Given task: In the listing below, locate the line with "Reproduce this chart with matplotlib." and the line with "22.5, 25, 27.5, 30, 32.5, 35, 37.5, 40]", then output both and everything between them exactly, minus any pictures.

Code that draws figures:

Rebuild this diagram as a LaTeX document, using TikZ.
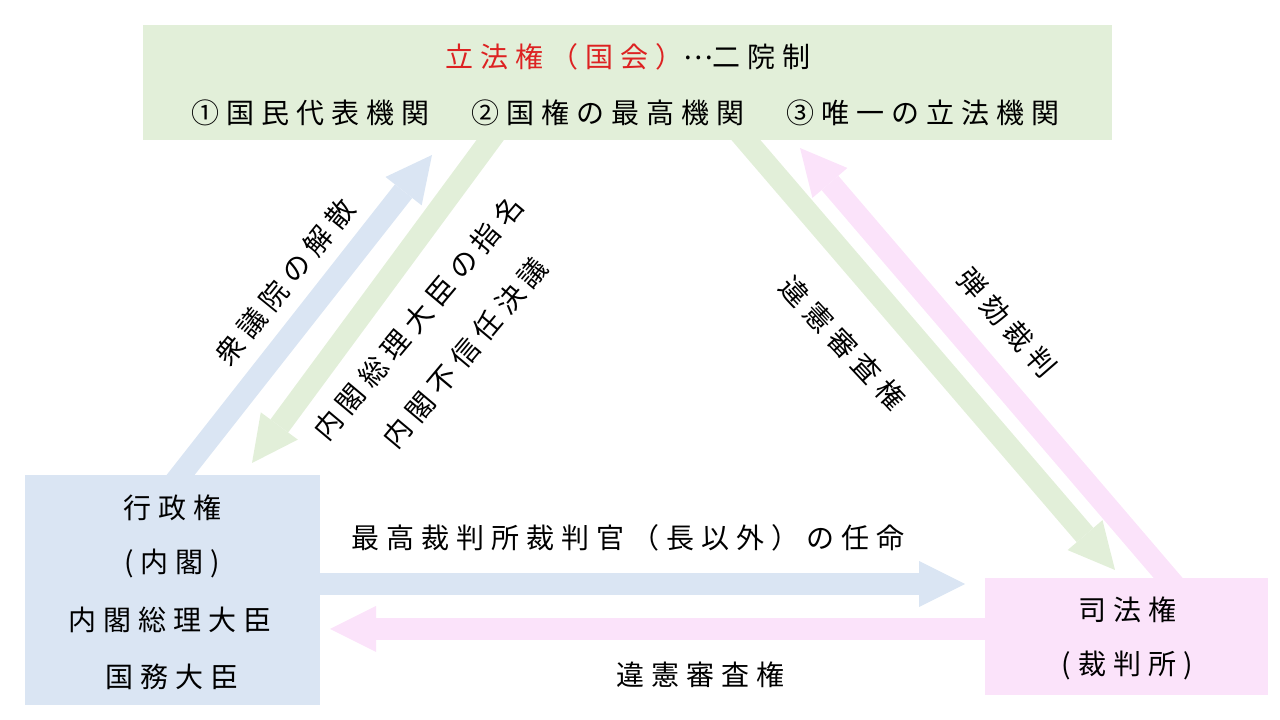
\documentclass[tikz,border=0pt]{standalone}
\usepackage{fontspec}
\setmainfont{Noto Sans CJK JP}[LetterSpace=25]
\usetikzlibrary{arrows.meta,calc}
\definecolor{lgreen}{HTML}{E2EFD9}
\definecolor{lblue}{HTML}{DAE5F3}
\definecolor{lpink}{HTML}{FBE3FA}
\definecolor{tred}{HTML}{DD2222}
\begin{document}
\begin{tikzpicture}[x=1pt,y=1pt,
  panel/.style={draw=none,inner sep=0pt,outer sep=0pt},
  band/.style={line width=22pt,-{Triangle[width=46pt,length=46pt,line width=0pt]}},
  txt/.style={font=\fontsize{28}{34}\selectfont,inner sep=0pt,text=black}]
\useasboundingbox (0,0) rectangle (1280,720);
% boxes
\node[panel,fill=lgreen,minimum width=969pt,minimum height=115pt] (leg) at (627.5,637.5) {};
\node[panel,fill=lblue,minimum width=295pt,minimum height=230pt] (exec) at (172.5,130) {};
\node[panel,fill=lpink,minimum width=283pt,minimum height=117pt] (jud) at (1126.5,83.5) {};
% connector ends
\coordinate (bdT) at ($(exec.north west)+(143,-16)$);
\coordinate (bdH) at ($(leg.south west)+(289,-15)$);
\coordinate (glT) at ($(leg.south west)+(359,16)$);
\coordinate (glH) at ($(exec.north west)+(227,12)$);
\coordinate (grT) at ($(leg.south west)+(590,15)$);
\coordinate (grH) at ($(jud.north west)+(130,8)$);
\coordinate (pdT) at ($(jud.north west)+(196,-15)$);
\coordinate (pdH) at ($(leg.south west)+(657,-8)$);
\coordinate (bhT) at ($(exec.east)+(-15,6)$);
\coordinate (bhH) at ($(jud.west)+(-20,52.5)$);
\coordinate (phT) at ($(jud.west)+(15,7.5)$);
\coordinate (phH) at ($(exec.east)+(10,-39)$);
% arrows
\draw[band,lblue] (bdT) -- (bdH);
\draw[band,lgreen] (glT) -- (glH);
\draw[band,lgreen] (grT) -- (grH);
\draw[band,lpink] (pdT) -- (pdH);
\draw[band,lblue] (bhT) -- (bhH);
\draw[band,lpink] (phT) -- (phH);
% texts in boxes
\node[txt] (legA) at (628,663) {\textcolor{tred}{立法権（国会）}\raisebox{0.3em}{…}二院制};
\node[txt] (legB) at (625,607) {①国民代表機関　②国権の最高機関　③唯一の立法機関};
\node[txt] (exA) at (172,212) {行政権};
\node[txt] (exB) at (172,157) {(内閣)};
\node[txt] (exC) at (170,100) {内閣総理大臣};
\node[txt] (exD) at (172,43) {国務大臣};
\node[txt] (juA) at (1127,110) {司法権};
\node[txt] (juB) at (1127,55) {(裁判所)};
% connector labels
\node[txt,rotate=51] (l1) at (285,438) {衆議院の解散};
\node[txt,rotate=50] (l2) at (418,402) {内閣総理大臣の指名};
\node[txt,rotate=50] (l3) at (465,367) {内閣不信任決議};
\node[txt,rotate=-47] (l4) at (843,377) {違憲審査権};
\node[txt,rotate=-49] (l5) at (1007,397) {弾劾裁判};
\node[txt] (l6) at (628,182) {最高裁判所裁判官（長以外）の任命};
\node[txt] (l7) at (700,45) {違憲審査権};
\end{tikzpicture}
\end{document}
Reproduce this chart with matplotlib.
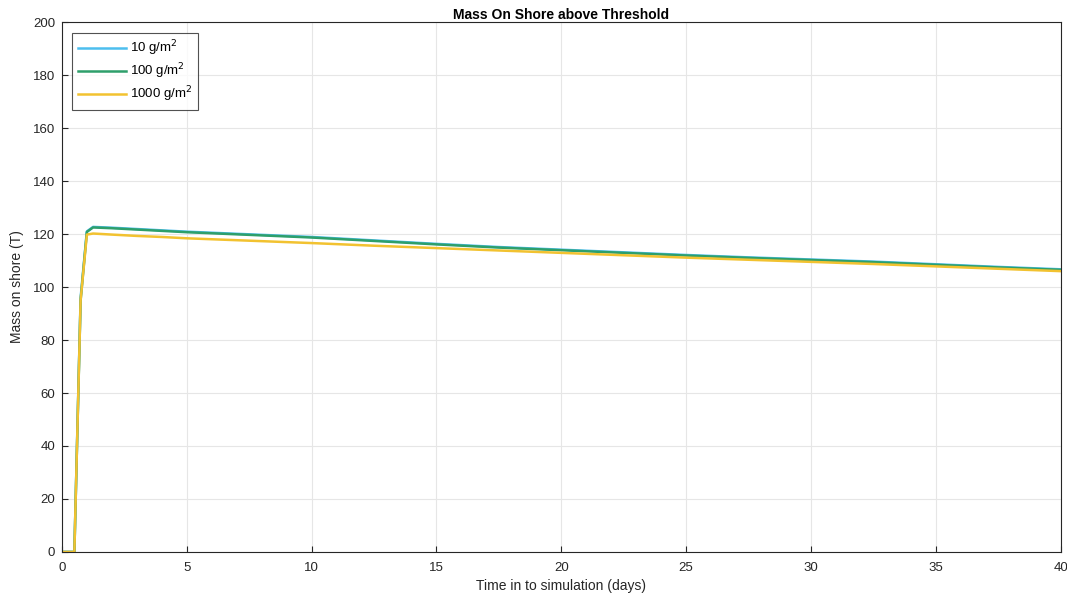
import matplotlib
matplotlib.use("Agg")
import matplotlib.pyplot as plt

plt.rcParams['font.family'] = ['Liberation Sans', 'DejaVu Sans']

# time in days
t = [0, 0.25, 0.5, 0.75, 1.0, 1.25, 2, 3, 4, 5, 7.5, 10, 12.5, 15, 17.5, 20,
     22.5, 25, 27.5, 30, 32.5, 35, 37.5, 40]

mass_10 = [0, 0, 0, 96, 121.0, 122.7, 122.4, 121.9, 121.4, 120.9, 119.9, 118.9,
           117.6, 116.3, 115.1, 114.1, 113.1, 112.1, 111.2, 110.4, 109.6, 108.6,
           107.6, 106.7]
mass_100 = [0, 0, 0, 95, 120.8, 122.5, 122.2, 121.7, 121.2, 120.7, 119.7, 118.7,
            117.4, 116.1, 114.9, 113.9, 112.9, 111.9, 111.0, 110.2, 109.4, 108.4,
            107.4, 106.5]
mass_1000 = [0, 0, 0, 95, 119.8, 120.2, 119.8, 119.3, 118.9, 118.4, 117.5, 116.6,
             115.6, 114.7, 113.8, 112.9, 112.0, 111.1, 110.3, 109.5, 108.7, 107.8,
             106.9, 106.0]

labels = ['10 g/m$^2$', '100 g/m$^2$', '1000 g/m$^2$']
colors = ['#4DBEEE', '#2E9F6B', '#F2C230']

fig, ax = plt.subplots(figsize=(10.67, 5.98), dpi=100)
fig.subplots_adjust(left=0.058, right=0.994, top=0.963, bottom=0.077)

for y, lab, c in zip([mass_10, mass_100, mass_1000], labels, colors):
    ax.plot(t, y, color=c, lw=1.8, label=lab)

ax.set_xlim(0, 40)
ax.set_ylim(0, 200)
ax.set_xticks(range(0, 41, 5))
ax.set_yticks(range(0, 201, 20))
ax.grid(True, color='#e6e6e6', lw=0.8)
ax.set_axisbelow(True)
for s in ax.spines.values():
    s.set_color('#262626')
    s.set_linewidth(0.8)
ax.tick_params(direction='in', colors='#262626', labelsize=9.5, length=4)
ax.tick_params(axis='x', pad=7)
ax.tick_params(axis='y', pad=5)

ax.set_title('Mass On Shore above Threshold', fontsize=10, fontweight='bold', pad=1.5)
ax.set_xlabel('Time in to simulation (days)', fontsize=10, color='#262626', labelpad=4)
ax.set_ylabel('Mass on shore (T)', fontsize=10, color='#262626', labelpad=6)

leg = ax.legend(loc='upper left', fontsize=9.5, frameon=True, fancybox=False,
                edgecolor='#262626', borderaxespad=0.8, handlelength=3.6,
                labelspacing=0.25, borderpad=0.45, handletextpad=0.3)
leg.get_frame().set_linewidth(0.8)

fig.savefig('out.png', dpi=100)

Answer to this problem:
Reproduce this chart with matplotlib.
import matplotlib
matplotlib.use("Agg")
import matplotlib.pyplot as plt

plt.rcParams['font.family'] = ['Liberation Sans', 'DejaVu Sans']

# time in days
t = [0, 0.25, 0.5, 0.75, 1.0, 1.25, 2, 3, 4, 5, 7.5, 10, 12.5, 15, 17.5, 20,
     22.5, 25, 27.5, 30, 32.5, 35, 37.5, 40]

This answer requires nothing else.